* [AIM]
Please retype the records below exactly, leaving out any pictures.

* [EXTRACTED RECORDS]
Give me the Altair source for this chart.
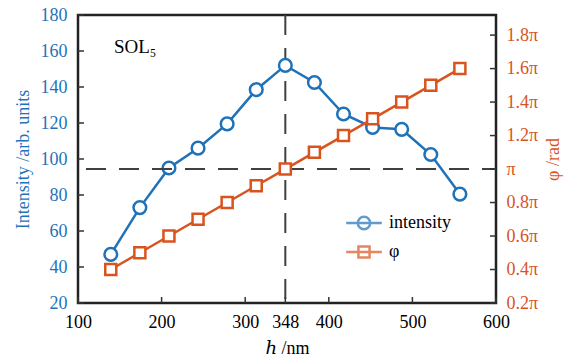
import altair as alt
import pandas as pd

# ---- data ----
h_nm = [139.2, 174.0, 208.8, 243.6, 278.4, 313.2, 348.0, 382.8, 417.6, 452.4, 487.2, 522.0, 556.8]
intensity = [47, 73, 95, 106, 119.5, 138.5, 152, 142.5, 125, 117.5, 116.5, 102.5, 80.5]
phase_pi = [0.4, 0.5, 0.6, 0.7, 0.8, 0.9, 1.0, 1.1, 1.2, 1.3, 1.4, 1.5, 1.6]

x_ticks = [100, 200, 300, 348, 400, 500, 600]
left_ticks = [20, 40, 60, 80, 100, 120, 140, 160, 180]
right_ticks = [0.2, 0.4, 0.6, 0.8, 1.0, 1.2, 1.4, 1.6, 1.8]
vline_h = [348]
hline_phi = [1.0]
series_names = ["intensity", "φ"]
annot_text = ["SOL₅"]
annot_h = [143]
annot_int = [159]

BLUE = "#1f72b8"
ORANGE = "#d9531e"
DASH = "#404040"
FONT = "'Liberation Serif', 'DejaVu Serif', serif"
W, H = 418, 288

df = pd.DataFrame({"h": h_nm, "intensity": intensity, "phase": phase_pi})

x_enc = alt.X(
    "h:Q",
    scale=alt.Scale(domain=[100, 600], nice=False, zero=False),
    axis=alt.Axis(values=x_ticks, title="ℎ /nm", ticks=False, domain=False, grid=False,
                  labelFont=FONT, labelFontSize=18, labelColor="black", labelPadding=10,
                  labelOverlap=False, labelFlush=False,
                  titleFont=FONT, titleFontSize=18, titleFontWeight="normal",
                  titleColor="black", titlePadding=8),
)


def y_left(field):
    return alt.Y(
        field,
        scale=alt.Scale(domain=[20, 180], nice=False, zero=False),
        axis=alt.Axis(orient="left", values=left_ticks, title="Intensity /arb. units",
                      ticks=False, domain=False, grid=False, labelFlush=False,
                      labelFont=FONT, labelFontSize=18, labelColor=BLUE, labelPadding=11,
                      titleFont=FONT, titleFontSize=18, titleFontWeight="normal",
                      titleColor=BLUE, titlePadding=8),
    )


def y_right(field):
    return alt.Y(
        field,
        scale=alt.Scale(domain=[0.2, 1.92], nice=False, zero=False),
        axis=alt.Axis(orient="right", values=right_ticks, title="φ /rad",
                      labelExpr="datum.value == 1 ? 'π' : format(datum.value, '.1f') + 'π'",
                      ticks=False, domain=False, grid=False, labelFlush=False,
                      labelFont=FONT, labelFontSize=18, labelColor=ORANGE, labelPadding=10,
                      titleFont=FONT, titleFontSize=18, titleFontWeight="normal",
                      titleColor=ORANGE, titlePadding=25, titleAngle=270),
    )


# ---- left group ----
vline = alt.Chart(pd.DataFrame({"h": vline_h})).mark_rule(
    color=DASH, strokeWidth=2, strokeDash=[20, 13]
).encode(x=x_enc, y=alt.value(0), y2=alt.value(H))

bottom_ticks = alt.Chart(pd.DataFrame({"h": x_ticks})).mark_rule(
    color="#333333", strokeWidth=1.5
).encode(x=x_enc, y=alt.value(H), y2=alt.value(H - 6))

left_tick_marks = alt.Chart(pd.DataFrame({"v": left_ticks})).mark_rule(
    color="#333333", strokeWidth=1.5
).encode(y=y_left("v:Q"), x=alt.value(0), x2=alt.value(6))

int_line = alt.Chart(df).mark_line(color=BLUE, strokeWidth=2.5).encode(
    x=x_enc, y=y_left("intensity:Q"))
int_pts = alt.Chart(df).mark_point(
    shape="circle", size=160, fill="white", fillOpacity=1, stroke=BLUE, strokeWidth=2.5, opacity=1
).encode(x=x_enc, y=y_left("intensity:Q"))

annot = alt.Chart(pd.DataFrame({"h": annot_h, "intensity": annot_int, "t": annot_text})).mark_text(
    font=FONT, fontSize=19, align="left", baseline="alphabetic", color="black"
).encode(x=x_enc, y=y_left("intensity:Q"), text="t:N")

path_circle = "M-1.15,0L1.15,0M0.4,0A0.4,0.4,0,1,1,-0.4,0A0.4,0.4,0,1,1,0.4,0Z"
path_square = "M-1.15,0L1.15,0M-0.36,-0.36L0.36,-0.36L0.36,0.36L-0.36,0.36Z"

leg = alt.Legend(orient="none", legendX=269, legendY=191, title=None, padding=0,
                 symbolSize=961, rowPadding=0, labelOffset=8, symbolStrokeWidth=2.5,
                 labelFont=FONT, labelFontSize=18, labelColor="black", labelLimit=200)

legend_layer = alt.Chart(pd.DataFrame({"series": series_names})).mark_point(
    filled=False, strokeWidth=2.5
).encode(
    color=alt.Color("series:N", scale=alt.Scale(domain=series_names, range=[BLUE, ORANGE]), legend=leg),
    shape=alt.Shape("series:N", scale=alt.Scale(domain=series_names, range=[path_circle, path_square]), legend=leg),
).transform_filter("false")

left_group = alt.layer(vline, bottom_ticks, left_tick_marks, int_line, int_pts, annot, legend_layer)

# ---- right group ----
hline = alt.Chart(pd.DataFrame({"phase": hline_phi})).mark_rule(
    color=DASH, strokeWidth=2, strokeDash=[20, 13]
).encode(y=y_right("phase:Q"), x=alt.value(8), x2=alt.value(W))

right_tick_marks = alt.Chart(pd.DataFrame({"v": right_ticks})).mark_rule(
    color="#333333", strokeWidth=1.5
).encode(y=y_right("v:Q"), x=alt.value(W - 6), x2=alt.value(W))

ph_line = alt.Chart(df).mark_line(color=ORANGE, strokeWidth=2.5).encode(
    x=x_enc, y=y_right("phase:Q"))
ph_pts = alt.Chart(df).mark_point(
    shape="square", size=121, fill="white", fillOpacity=1, stroke=ORANGE, strokeWidth=2.5, opacity=1
).encode(x=x_enc, y=y_right("phase:Q"))

right_group = alt.layer(hline, right_tick_marks, ph_line, ph_pts)

chart = alt.layer(left_group, right_group).resolve_scale(y="independent").properties(
    width=W, height=H,
    autosize=alt.AutoSizeParams(type="none"),
    padding={"left": 78, "top": 15, "right": 75, "bottom": 56},
    background="white",
).configure_view(stroke="#222222", strokeWidth=2.5).configure_axis(
    labelFont=FONT, titleFont=FONT
).configure_legend(labelFont=FONT)

chart.save("out.html", embed_options={"renderer": "svg", "actions": False})
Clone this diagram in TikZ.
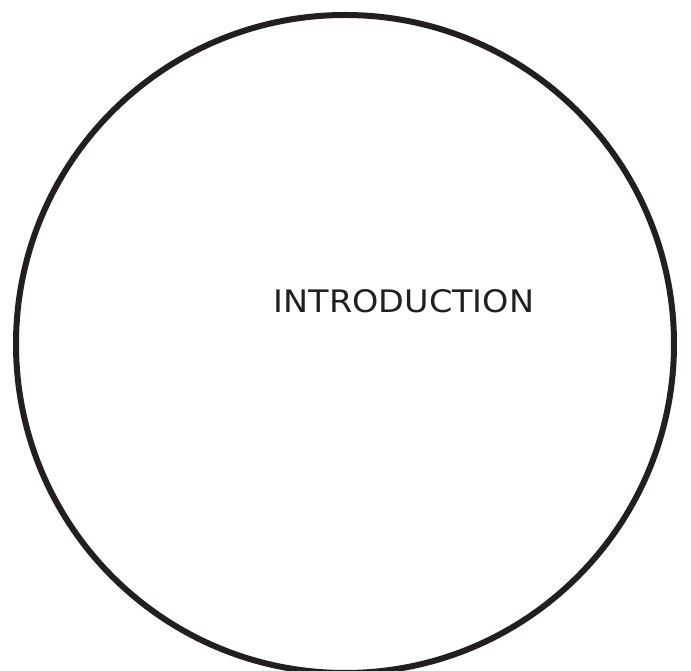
\documentclass[tikz,border=0pt]{standalone}
\usepackage{fontspec}
\setmainfont{DejaVu Sans}
\usepackage{xcolor}
\usepackage{tikz}
\usetikzlibrary{positioning}
\definecolor{ink}{RGB}{35,31,32}

\begin{document}
\begin{tikzpicture}[
  x=1pt, y=1pt,
  ring/.style={circle, draw=ink, line width=6pt, minimum size=658pt, inner sep=0pt},
  topic/.style={font=\fontsize{31}{31}\selectfont, text=ink, inner sep=0pt, xscale=1.08}
]
\useasboundingbox (0,0) rectangle (691,671);
\node[ring] (circ) at (345,327) {};
\node[topic, anchor=base] (intro) at (404,358) {INTRODUCTION};
\end{tikzpicture}
\end{document}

* [PROBLEM SOLUTION]
Give me the Altair source for this chart.
import altair as alt
import pandas as pd

# ---- data ----
h_nm = [139.2, 174.0, 208.8, 243.6, 278.4, 313.2, 348.0, 382.8, 417.6, 452.4, 487.2, 522.0, 556.8]
intensity = [47, 73, 95, 106, 119.5, 138.5, 152, 142.5, 125, 117.5, 116.5, 102.5, 80.5]
phase_pi = [0.4, 0.5, 0.6, 0.7, 0.8, 0.9, 1.0, 1.1, 1.2, 1.3, 1.4, 1.5, 1.6]

x_ticks = [100, 200, 300, 348, 400, 500, 600]
left_ticks = [20, 40, 60, 80, 100, 120, 140, 160, 180]
right_ticks = [0.2, 0.4, 0.6, 0.8, 1.0, 1.2, 1.4, 1.6, 1.8]
vline_h = [348]
hline_phi = [1.0]
series_names = ["intensity", "φ"]
annot_text = ["SOL₅"]
annot_h = [143]
annot_int = [159]

BLUE = "#1f72b8"
ORANGE = "#d9531e"
DASH = "#404040"
FONT = "'Liberation Serif', 'DejaVu Serif', serif"
W, H = 418, 288

df = pd.DataFrame({"h": h_nm, "intensity": intensity, "phase": phase_pi})

x_enc = alt.X(
    "h:Q",
    scale=alt.Scale(domain=[100, 600], nice=False, zero=False),
    axis=alt.Axis(values=x_ticks, title="ℎ /nm", ticks=False, domain=False, grid=False,
                  labelFont=FONT, labelFontSize=18, labelColor="black", labelPadding=10,
                  labelOverlap=False, labelFlush=False,
                  titleFont=FONT, titleFontSize=18, titleFontWeight="normal",
                  titleColor="black", titlePadding=8),
)


def y_left(field):
    return alt.Y(
        field,
        scale=alt.Scale(domain=[20, 180], nice=False, zero=False),
        axis=alt.Axis(orient="left", values=left_ticks, title="Intensity /arb. units",
                      ticks=False, domain=False, grid=False, labelFlush=False,
                      labelFont=FONT, labelFontSize=18, labelColor=BLUE, labelPadding=11,
                      titleFont=FONT, titleFontSize=18, titleFontWeight="normal",
                      titleColor=BLUE, titlePadding=8),
    )


def y_right(field):
    return alt.Y(
        field,
        scale=alt.Scale(domain=[0.2, 1.92], nice=False, zero=False),
        axis=alt.Axis(orient="right", values=right_ticks, title="φ /rad",
                      labelExpr="datum.value == 1 ? 'π' : format(datum.value, '.1f') + 'π'",
                      ticks=False, domain=False, grid=False, labelFlush=False,
                      labelFont=FONT, labelFontSize=18, labelColor=ORANGE, labelPadding=10,
                      titleFont=FONT, titleFontSize=18, titleFontWeight="normal",
                      titleColor=ORANGE, titlePadding=25, titleAngle=270),
    )


# ---- left group ----
vline = alt.Chart(pd.DataFrame({"h": vline_h})).mark_rule(
    color=DASH, strokeWidth=2, strokeDash=[20, 13]
).encode(x=x_enc, y=alt.value(0), y2=alt.value(H))

bottom_ticks = alt.Chart(pd.DataFrame({"h": x_ticks})).mark_rule(
    color="#333333", strokeWidth=1.5
).encode(x=x_enc, y=alt.value(H), y2=alt.value(H - 6))

left_tick_marks = alt.Chart(pd.DataFrame({"v": left_ticks})).mark_rule(
    color="#333333", strokeWidth=1.5
).encode(y=y_left("v:Q"), x=alt.value(0), x2=alt.value(6))

int_line = alt.Chart(df).mark_line(color=BLUE, strokeWidth=2.5).encode(
    x=x_enc, y=y_left("intensity:Q"))
int_pts = alt.Chart(df).mark_point(
    shape="circle", size=160, fill="white", fillOpacity=1, stroke=BLUE, strokeWidth=2.5, opacity=1
).encode(x=x_enc, y=y_left("intensity:Q"))

annot = alt.Chart(pd.DataFrame({"h": annot_h, "intensity": annot_int, "t": annot_text})).mark_text(
    font=FONT, fontSize=19, align="left", baseline="alphabetic", color="black"
).encode(x=x_enc, y=y_left("intensity:Q"), text="t:N")

path_circle = "M-1.15,0L1.15,0M0.4,0A0.4,0.4,0,1,1,-0.4,0A0.4,0.4,0,1,1,0.4,0Z"
path_square = "M-1.15,0L1.15,0M-0.36,-0.36L0.36,-0.36L0.36,0.36L-0.36,0.36Z"

leg = alt.Legend(orient="none", legendX=269, legendY=191, title=None, padding=0,
                 symbolSize=961, rowPadding=0, labelOffset=8, symbolStrokeWidth=2.5,
                 labelFont=FONT, labelFontSize=18, labelColor="black", labelLimit=200)

legend_layer = alt.Chart(pd.DataFrame({"series": series_names})).mark_point(
    filled=False, strokeWidth=2.5
).encode(
    color=alt.Color("series:N", scale=alt.Scale(domain=series_names, range=[BLUE, ORANGE]), legend=leg),
    shape=alt.Shape("series:N", scale=alt.Scale(domain=series_names, range=[path_circle, path_square]), legend=leg),
).transform_filter("false")

left_group = alt.layer(vline, bottom_ticks, left_tick_marks, int_line, int_pts, annot, legend_layer)

# ---- right group ----
hline = alt.Chart(pd.DataFrame({"phase": hline_phi})).mark_rule(
    color=DASH, strokeWidth=2, strokeDash=[20, 13]
).encode(y=y_right("phase:Q"), x=alt.value(8), x2=alt.value(W))

right_tick_marks = alt.Chart(pd.DataFrame({"v": right_ticks})).mark_rule(
    color="#333333", strokeWidth=1.5
).encode(y=y_right("v:Q"), x=alt.value(W - 6), x2=alt.value(W))

ph_line = alt.Chart(df).mark_line(color=ORANGE, strokeWidth=2.5).encode(
    x=x_enc, y=y_right("phase:Q"))
ph_pts = alt.Chart(df).mark_point(
    shape="square", size=121, fill="white", fillOpacity=1, stroke=ORANGE, strokeWidth=2.5, opacity=1
).encode(x=x_enc, y=y_right("phase:Q"))

right_group = alt.layer(hline, right_tick_marks, ph_line, ph_pts)

chart = alt.layer(left_group, right_group).resolve_scale(y="independent").properties(
    width=W, height=H,
    autosize=alt.AutoSizeParams(type="none"),
    padding={"left": 78, "top": 15, "right": 75, "bottom": 56},
    background="white",
).configure_view(stroke="#222222", strokeWidth=2.5).configure_axis(
    labelFont=FONT, titleFont=FONT
).configure_legend(labelFont=FONT)

chart.save("out.html", embed_options={"renderer": "svg", "actions": False})
Clone this diagram in TikZ.
\documentclass[tikz,border=0pt]{standalone}
\usepackage{fontspec}
\setmainfont{DejaVu Sans}
\usepackage{xcolor}
\usepackage{tikz}
\usetikzlibrary{positioning}
\definecolor{ink}{RGB}{35,31,32}

\begin{document}
\begin{tikzpicture}[
  x=1pt, y=1pt,
  ring/.style={circle, draw=ink, line width=6pt, minimum size=658pt, inner sep=0pt},
  topic/.style={font=\fontsize{31}{31}\selectfont, text=ink, inner sep=0pt, xscale=1.08}
]
\useasboundingbox (0,0) rectangle (691,671);
\node[ring] (circ) at (345,327) {};
\node[topic, anchor=base] (intro) at (404,358) {INTRODUCTION};
\end{tikzpicture}
\end{document}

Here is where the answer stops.